MEPs will not back a system of pan-European patent litigation that does not give the Court of Justice of the EU a role in deciding what constitutes infringement of a unitary patent, says Klaus-Heiner Lehne, chair of the Parliament’s Legal Affairs Committee

Last week senior European Commission official Kerstin Jorna told Managing IP she believed member states and MEPs were considering ways of compromising on the issue, which threatens to derail plans to introduce a unitary patent for Europe along with a system for litigating it.

Before Parliament’s summer recess, the Council of Ministers agreed to support the Commission’s proposals for a unitary patent package, but recommended that MEPs remove Articles 6 to 8 from the draft regulation. These articles explain what constitutes direct and indirect infringement of a unitary patent and the limits on rights conferred by the patent.
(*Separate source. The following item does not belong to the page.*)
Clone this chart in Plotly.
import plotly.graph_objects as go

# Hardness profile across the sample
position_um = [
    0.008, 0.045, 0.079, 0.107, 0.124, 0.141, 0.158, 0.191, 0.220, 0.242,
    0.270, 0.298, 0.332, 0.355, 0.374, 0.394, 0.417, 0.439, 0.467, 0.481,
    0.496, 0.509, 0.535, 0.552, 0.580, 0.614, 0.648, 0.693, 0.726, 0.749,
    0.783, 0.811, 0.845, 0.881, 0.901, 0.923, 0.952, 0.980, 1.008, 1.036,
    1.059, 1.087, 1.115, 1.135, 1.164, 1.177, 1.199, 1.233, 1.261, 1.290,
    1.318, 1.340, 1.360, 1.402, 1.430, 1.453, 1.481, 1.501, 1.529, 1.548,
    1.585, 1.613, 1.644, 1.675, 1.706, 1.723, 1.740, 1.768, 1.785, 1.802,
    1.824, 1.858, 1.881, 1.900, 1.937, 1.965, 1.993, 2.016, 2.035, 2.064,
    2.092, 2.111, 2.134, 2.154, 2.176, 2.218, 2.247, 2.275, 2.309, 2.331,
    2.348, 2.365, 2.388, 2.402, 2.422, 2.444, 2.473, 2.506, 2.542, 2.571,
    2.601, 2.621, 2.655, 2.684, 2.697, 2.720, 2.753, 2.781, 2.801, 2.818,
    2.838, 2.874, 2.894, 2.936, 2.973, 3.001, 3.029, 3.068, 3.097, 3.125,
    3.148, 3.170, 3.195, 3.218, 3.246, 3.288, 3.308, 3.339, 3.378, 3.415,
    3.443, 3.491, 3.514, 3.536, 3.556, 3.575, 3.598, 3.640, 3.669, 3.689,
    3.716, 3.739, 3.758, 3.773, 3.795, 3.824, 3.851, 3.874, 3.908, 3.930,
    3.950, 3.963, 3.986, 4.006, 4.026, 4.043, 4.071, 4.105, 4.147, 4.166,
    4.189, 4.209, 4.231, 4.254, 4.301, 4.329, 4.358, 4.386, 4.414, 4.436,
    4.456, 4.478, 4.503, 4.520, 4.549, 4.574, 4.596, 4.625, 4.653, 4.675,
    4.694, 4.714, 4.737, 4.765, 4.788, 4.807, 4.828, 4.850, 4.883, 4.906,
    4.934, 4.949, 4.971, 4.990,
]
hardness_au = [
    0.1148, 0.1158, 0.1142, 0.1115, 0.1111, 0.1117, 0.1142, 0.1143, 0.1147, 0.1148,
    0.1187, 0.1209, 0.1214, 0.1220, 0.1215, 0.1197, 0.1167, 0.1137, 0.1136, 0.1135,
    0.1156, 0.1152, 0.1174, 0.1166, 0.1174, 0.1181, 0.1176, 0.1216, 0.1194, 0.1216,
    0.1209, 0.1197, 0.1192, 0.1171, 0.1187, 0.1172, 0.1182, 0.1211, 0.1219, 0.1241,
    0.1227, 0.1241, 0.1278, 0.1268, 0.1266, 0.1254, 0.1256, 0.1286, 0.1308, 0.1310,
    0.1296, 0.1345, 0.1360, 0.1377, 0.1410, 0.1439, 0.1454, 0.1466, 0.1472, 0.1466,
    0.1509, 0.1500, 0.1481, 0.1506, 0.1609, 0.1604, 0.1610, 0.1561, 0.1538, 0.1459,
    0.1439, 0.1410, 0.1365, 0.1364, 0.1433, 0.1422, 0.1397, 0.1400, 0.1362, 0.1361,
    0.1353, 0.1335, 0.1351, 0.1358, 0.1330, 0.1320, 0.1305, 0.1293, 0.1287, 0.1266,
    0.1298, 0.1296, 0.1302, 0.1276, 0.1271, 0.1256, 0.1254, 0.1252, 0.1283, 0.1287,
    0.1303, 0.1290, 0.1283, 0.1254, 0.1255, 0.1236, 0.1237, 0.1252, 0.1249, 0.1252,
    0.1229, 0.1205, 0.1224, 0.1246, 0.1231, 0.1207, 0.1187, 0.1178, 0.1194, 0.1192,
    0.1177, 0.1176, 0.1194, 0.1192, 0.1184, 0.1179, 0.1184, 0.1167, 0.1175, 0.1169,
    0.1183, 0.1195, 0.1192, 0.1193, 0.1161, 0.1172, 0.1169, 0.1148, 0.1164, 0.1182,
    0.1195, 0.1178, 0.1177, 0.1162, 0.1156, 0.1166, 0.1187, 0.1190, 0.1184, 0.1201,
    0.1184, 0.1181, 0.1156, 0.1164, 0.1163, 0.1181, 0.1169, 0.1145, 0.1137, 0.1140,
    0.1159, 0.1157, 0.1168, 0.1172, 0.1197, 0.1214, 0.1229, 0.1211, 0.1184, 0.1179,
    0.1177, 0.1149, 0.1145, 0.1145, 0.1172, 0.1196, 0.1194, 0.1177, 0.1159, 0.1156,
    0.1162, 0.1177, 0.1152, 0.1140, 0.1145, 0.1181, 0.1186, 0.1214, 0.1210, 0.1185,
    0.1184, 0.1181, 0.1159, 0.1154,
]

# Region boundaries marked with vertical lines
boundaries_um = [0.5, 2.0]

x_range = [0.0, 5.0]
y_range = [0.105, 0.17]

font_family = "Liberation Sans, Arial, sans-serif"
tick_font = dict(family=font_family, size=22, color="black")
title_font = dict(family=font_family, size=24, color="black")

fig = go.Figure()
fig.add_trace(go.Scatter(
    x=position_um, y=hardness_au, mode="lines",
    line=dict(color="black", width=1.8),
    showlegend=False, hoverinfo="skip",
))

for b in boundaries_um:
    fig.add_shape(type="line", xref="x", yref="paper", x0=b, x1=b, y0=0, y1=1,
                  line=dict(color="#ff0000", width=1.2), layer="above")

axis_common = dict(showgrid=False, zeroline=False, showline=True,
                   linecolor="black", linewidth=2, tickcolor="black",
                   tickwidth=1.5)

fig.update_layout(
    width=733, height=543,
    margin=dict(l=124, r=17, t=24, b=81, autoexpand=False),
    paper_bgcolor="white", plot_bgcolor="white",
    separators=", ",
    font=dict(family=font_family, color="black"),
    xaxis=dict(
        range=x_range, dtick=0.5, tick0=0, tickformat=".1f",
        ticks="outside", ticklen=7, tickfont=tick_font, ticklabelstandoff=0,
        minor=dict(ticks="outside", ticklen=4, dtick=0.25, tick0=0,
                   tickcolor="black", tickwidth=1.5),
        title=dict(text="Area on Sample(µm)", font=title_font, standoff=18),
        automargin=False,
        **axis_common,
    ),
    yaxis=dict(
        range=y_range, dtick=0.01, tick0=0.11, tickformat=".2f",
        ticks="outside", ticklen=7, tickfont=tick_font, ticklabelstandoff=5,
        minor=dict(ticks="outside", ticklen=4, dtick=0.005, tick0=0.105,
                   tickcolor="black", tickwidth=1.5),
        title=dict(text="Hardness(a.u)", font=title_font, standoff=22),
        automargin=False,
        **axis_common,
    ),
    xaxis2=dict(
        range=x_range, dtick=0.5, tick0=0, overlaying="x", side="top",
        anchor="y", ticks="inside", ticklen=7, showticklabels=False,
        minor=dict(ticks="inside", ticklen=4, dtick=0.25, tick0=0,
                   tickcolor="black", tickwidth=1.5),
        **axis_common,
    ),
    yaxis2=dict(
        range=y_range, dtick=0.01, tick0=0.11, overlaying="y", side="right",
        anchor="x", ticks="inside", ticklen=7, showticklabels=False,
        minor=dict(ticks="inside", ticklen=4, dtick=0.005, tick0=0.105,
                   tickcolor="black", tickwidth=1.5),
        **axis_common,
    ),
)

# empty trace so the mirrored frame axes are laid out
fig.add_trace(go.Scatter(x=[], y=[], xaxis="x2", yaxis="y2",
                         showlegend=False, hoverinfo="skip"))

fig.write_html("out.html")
The Court of Justice would be given the final say on how the articles would be interpreted.

MEPs responded angrily, accusing member states of reneging on an informal agreement on the content of the patent regulation that the two sides had reached in December.

Although Jorna suggested the two sides may be looking for a compromise solution, Lehne, who chairs the influential Legal Affairs Committee and is Parliament’s rapporteur on the unitary patent proposals, said MEPs would not support a plan to remove the articles.
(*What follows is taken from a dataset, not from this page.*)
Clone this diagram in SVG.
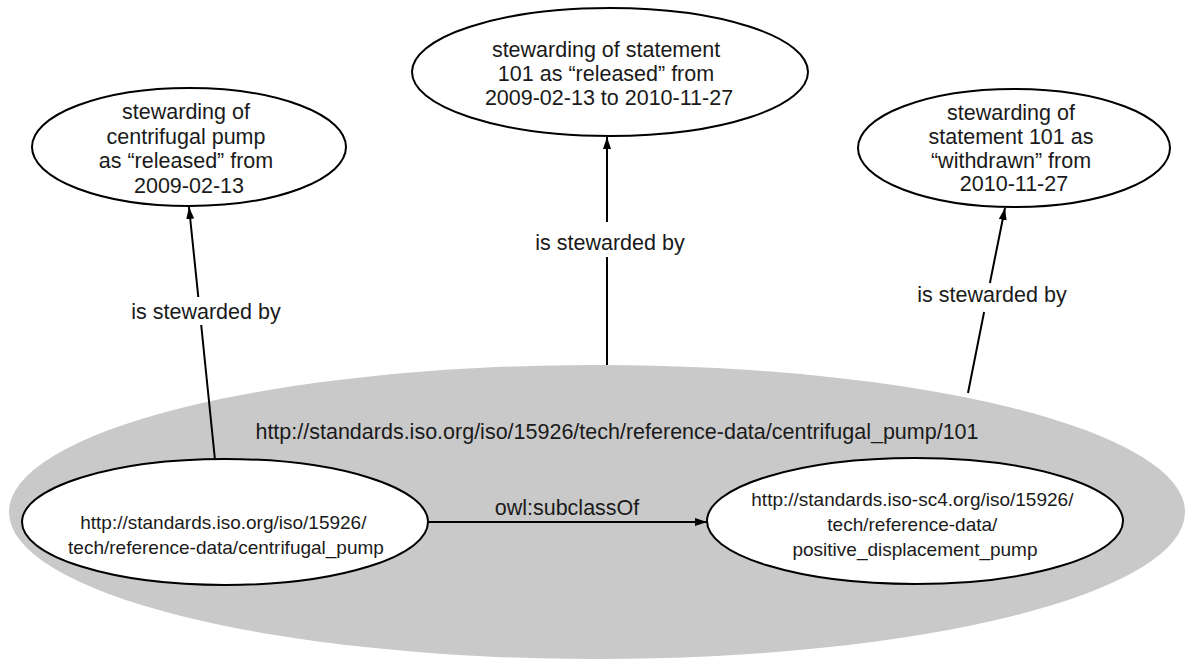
<svg xmlns="http://www.w3.org/2000/svg" width="1187" height="662" viewBox="0 0 1187 662">
  <style>
    .node { fill: #ffffff; stroke: #000000; stroke-width: 2; }
    .scope { fill: #c9c9c9; stroke: none; }
    .edge { fill: none; stroke: #000000; stroke-width: 2; }
    text { font-family: "Liberation Sans", Arial, sans-serif; fill: #1a1a1a; text-anchor: middle; }
    .t { font-size: 21.5px; }
    .s { font-size: 19px; }
  </style>
  <defs>
    <marker id="arrow" markerUnits="userSpaceOnUse" markerWidth="13" markerHeight="9" refX="12" refY="4" orient="auto">
      <path d="M0,0 L12,4 L0,8 z" fill="#000000"/>
    </marker>
  </defs>

  <!-- statement 101 scope -->
  <g id="statement-101">
    <ellipse class="scope" cx="597" cy="512" rx="588" ry="147"/>
    <text class="t" x="617" y="439">http://standards.iso.org/iso/15926/tech/reference-data/centrifugal_pump/101</text>
  </g>

  <!-- connectors -->
  <g id="connectors">
    <path class="edge" d="M215,460 L201.2,325 M198.3,297 L189,207" marker-end="url(#arrow)"/>
    <text class="t" x="206" y="319">is stewarded by</text>
    <path class="edge" d="M607,365 L607,257 M607,222 L607,137" marker-end="url(#arrow)"/>
    <text class="t" x="610" y="250">is stewarded by</text>
    <path class="edge" d="M968,393 L984.1,312 M989.9,283 L1005,208" marker-end="url(#arrow)"/>
    <text class="t" x="992" y="302">is stewarded by</text>
    <path class="edge" d="M428,522 L707,522" marker-end="url(#arrow)"/>
    <text class="t" x="567" y="515">owl:subclassOf</text>
  </g>

  <g id="stewarding-pump-released">
    <ellipse class="node" cx="189" cy="147" rx="157" ry="59"/>
    <text class="t">
      <tspan x="189" y="119">stewarding of</tspan>
      <tspan x="189" y="143.5">centrifugal pump</tspan>
      <tspan x="189" y="168">as “released” from</tspan>
      <tspan x="189" y="192.5">2009-02-13</tspan>
    </text>
  </g>

  <g id="stewarding-statement-released">
    <ellipse class="node" cx="610" cy="72" rx="198" ry="64"/>
    <text class="t">
      <tspan x="609" y="57">stewarding of statement</tspan>
      <tspan x="609" y="81">101 as “released” from</tspan>
      <tspan x="609" y="105">2009-02-13 to 2010-11-27</tspan>
    </text>
  </g>

  <g id="stewarding-statement-withdrawn">
    <ellipse class="node" cx="1014" cy="148" rx="156" ry="59"/>
    <text class="t">
      <tspan x="1014" y="120">stewarding of</tspan>
      <tspan x="1014" y="144">statement 101 as</tspan>
      <tspan x="1014" y="168">“withdrawn” from</tspan>
      <tspan x="1014" y="191">2010-11-27</tspan>
    </text>
  </g>

  <g id="centrifugal-pump">
    <ellipse class="node" cx="225" cy="522" rx="203" ry="63"/>
    <text class="s">
      <tspan x="226" y="529">http://standards.iso.org/iso/15926/</tspan>
      <tspan x="226" y="554">tech/reference-data/centrifugal_pump</tspan>
    </text>
  </g>

  <g id="positive-displacement-pump">
    <ellipse class="node" cx="915" cy="521" rx="208" ry="63"/>
    <text class="s">
      <tspan x="915" y="506">http://standards.iso-sc4.org/iso/15926/</tspan>
      <tspan x="915" y="531">tech/reference-data/</tspan>
      <tspan x="915" y="556">positive_displacement_pump</tspan>
    </text>
  </g>
</svg>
“I do not want to speculate on the specifics of a possible compromise, but for me it is quite clear that a simple deletion of the Articles 6-8 will not be acceptable to the European Parliament,” he told Managing IP by email.

The Legal Affairs Committee is set to discuss the unitary patent at its meeting on October 11 but will not be taking a vote.

In principle, if Parliament votes in favour of a different text to that agreed by the Council, the file would have to go to a second reading, said Lehne, adding: “I would prefer if the Council would propose a workable compromise.”

The German MEP, who is a partner of law firm Taylor Wessing, declined to say whether he believed it preferable to reject the unitary package as a whole rather than have a system that does not give the EU’s highest court a role in interpreting the law governing it.

“What is important is that we find a solution which ensures that the patent regulation is in conformity to EU-law,” he said.

The latest draft agreement on a Unified Patent Court and draft Statute was published by the Cypriot presidency of the EU on Thursday. The main changes to the document reflect positions agreed by the Council of Ministers in June. The document will be discussed by a meeting of the Friends of the Presidency group on October 5.